The idea was to offer a simple, plug-and-play security system that the user can install without the help of a technician. (Nest cites research showing that 43% of security system owners routinely leave their system off because it’s a headache to program and arm.) Not that Nest Secure is completely DIY: The company has an arrangement with MONI to provide customers with 24-7 monitoring of the system. Rogers said that finding just the right mix of DIY and professional services may be the key to success in home security.

“Now we’ve got a whole range of products that touch on all sorts of levels of security clearance, from the perimeter of your home to the inside of your home, and we’re working with partners to provide all these different technologies to keep your home secure.” One of those partners is Yale, with which Nest collaborated to create a deadbolt lock that can be controlled by the Nest Secure system.

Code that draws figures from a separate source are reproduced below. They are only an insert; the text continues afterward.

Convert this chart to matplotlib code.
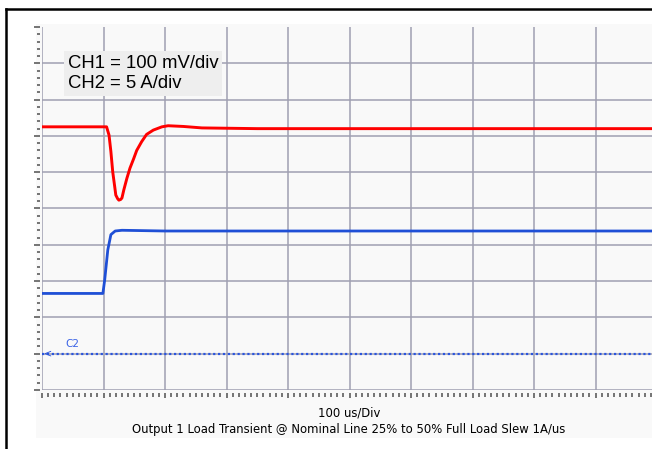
import matplotlib
matplotlib.use("Agg")
import matplotlib.pyplot as plt
from matplotlib.lines import Line2D
from matplotlib.patches import Rectangle
from matplotlib.ticker import MultipleLocator

# CH1: output voltage deviation (mV), 100 mV/div
t_ch1 = [0, 105, 109, 112, 115, 118, 120, 123, 125, 128, 130, 133, 138, 143, 149, 154, 162,
         170, 181, 195, 205, 230, 260, 350, 1000]
ch1_mv = [0, 0, -23, -68, -124, -162, -188, -198, -202, -200, -196, -174, -142, -114, -88, -65,
          -41, -21, -9, 0, 3, 1, -3, -5, -5]

# CH2: load current (A), 5 A/div
t_ch2 = [0, 99, 102, 107, 112, 119, 130, 200, 1000]
ch2_a = [8.3, 8.3, 10.2, 14.3, 16.4, 16.9, 17.0, 16.9, 16.9]

ch1_scale = 100.0   # mV/div
ch2_scale = 5.0     # A/div
ch1_pos = 7.25      # trace offset, div
ch2_pos = 1.0       # C2 ground marker, div

W, H = 652, 449
fig = plt.figure(figsize=(W / 100, H / 100), dpi=100)

def fx(px):
    return px / W

def fy(py):
    return 1 - py / H

# scope screen background + outer frame
fig.add_artist(Rectangle((fx(36), fy(438)), fx(660 - 36), (438 - 24) / H,
                         transform=fig.transFigure, facecolor="#f9f9f9", edgecolor="none", zorder=0))
fig.add_artist(Line2D([fx(6), fx(6)], [fy(9), 0], transform=fig.transFigure, color="black", lw=1.8))
fig.add_artist(Line2D([fx(6), 1], [fy(9), fy(9)], transform=fig.transFigure, color="black", lw=1.8))

ax = fig.add_axes([fx(42), fy(390), 615 / W, 363 / H])
ax.set_facecolor("#f9f9f9")
ax.set_xlim(0, 1000)
ax.set_ylim(0, 10)

ax.xaxis.set_major_locator(MultipleLocator(100))
ax.xaxis.set_minor_locator(MultipleLocator(10))
ax.yaxis.set_major_locator(MultipleLocator(1))
ax.yaxis.set_minor_locator(MultipleLocator(0.2))
ax.set_xticklabels([])
ax.set_yticklabels([])

for s in ax.spines.values():
    s.set_visible(False)
ax.spines["bottom"].set_position(("outward", 2.2))
ax.spines["left"].set_position(("outward", 1.5))

ax.tick_params(axis="x", which="major", length=3.5, width=1.1, color="#505050", direction="out")
ax.tick_params(axis="x", which="minor", length=2.8, width=1.1, color="#505050", direction="out")
ax.tick_params(axis="y", which="major", length=4, width=1.1, color="#505050", direction="out")
ax.tick_params(axis="y", which="minor", length=2.2, width=1.1, color="#505050", direction="out")

# graticule (no top line)
for v in range(0, 10):
    ax.axhline(v, color="#a0a0b2", lw=1.1, zorder=1)
for v in range(0, 1000, 100):
    ax.axvline(v, color="#a0a0b2", lw=1.1, zorder=1)

ch1 = [ch1_pos + v / ch1_scale for v in ch1_mv]
ch2 = [ch2_pos + v / ch2_scale for v in ch2_a]

ax.plot(t_ch1, ch1, color="#ff0000", lw=2.1, zorder=3)
ax.plot(t_ch2, ch2, color="#1f4fd6", lw=2.0, zorder=3)

# C2 ground reference
ax.axhline(ch2_pos, color="#2a55dd", lw=1.6, ls=(0, (1, 1.2)), zorder=2)
ax.text(3, ch2_pos, "<", color="#2a55dd", fontsize=7, va="center", ha="left", zorder=4)
ax.text(38, ch2_pos + 0.13, "C2", color="#3b63e6", fontsize=7.5, va="bottom", ha="left",
        family="DejaVu Sans", zorder=4)

ax.text(fx(68), fy(55), "CH1 = 100 mV/div\nCH2 = 5 A/div", transform=fig.transFigure,
        family="Liberation Sans", fontsize=13.3, va="top", ha="left", linespacing=1.25,
        bbox=dict(boxstyle="square,pad=0.2", facecolor="#eeeeee", edgecolor="none"), zorder=5)

fig.text(fx(349), fy(416), "100 us/Div", family="DejaVu Sans", fontsize=8.4, ha="center", va="baseline")
fig.text(fx(349), fy(433), "Output 1 Load Transient @ Nominal Line 25% to 50% Full Load Slew 1A/us",
         family="DejaVu Sans", fontsize=8.4, ha="center", va="baseline")

fig.savefig("out.png", dpi=100)
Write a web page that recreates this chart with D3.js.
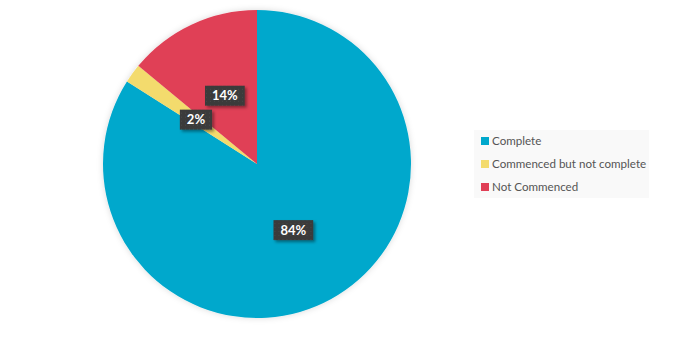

Now Nest and Google are working together to put Google’s Assistant into Nest products. Users can already speak to the Assistant inside one of Nest’s older indoor cameras, and the Assistant will almost certainly be showing up in other Nest products. Rogers said it’s very easy to imagine the Assistant being added to the Nest Secure system’s “brain” device, aka Nest Guard. Nest might add a couple more microphones to the device to make it better able to hear voices in the room, Rogers said.

Growing Up?

Rogers said his company’s first priority after the acquisition was to build up its user base to Google-size numbers. Google set an expectation of $300 million in revenues per year for Nest. Nest’s first priority during the first two years with Google, then, may not have been releasing new products, or even working with its new parent.

Alphabet doesn’t report Nest’s revenues, but rather lumps them into an “Other Bets” line item along with the results of seven other companies including the Access internet and TV business (formerly Google Fiber) and the life sciences company Verily. As recently as 2016, Nest is estimated to have contributed more than three quarters of total Other Bets revenues.

If that’s even roughly accurate, Nest revenues may have grown rapidly last year. Alphabet’s 2016 annual report says Other Bets revenues increased by $364 million from $445 million in 2015 to $809 million in 2016. But those businesses, taken together, still contributed less than 1% of total Alphabet revenue in 2016.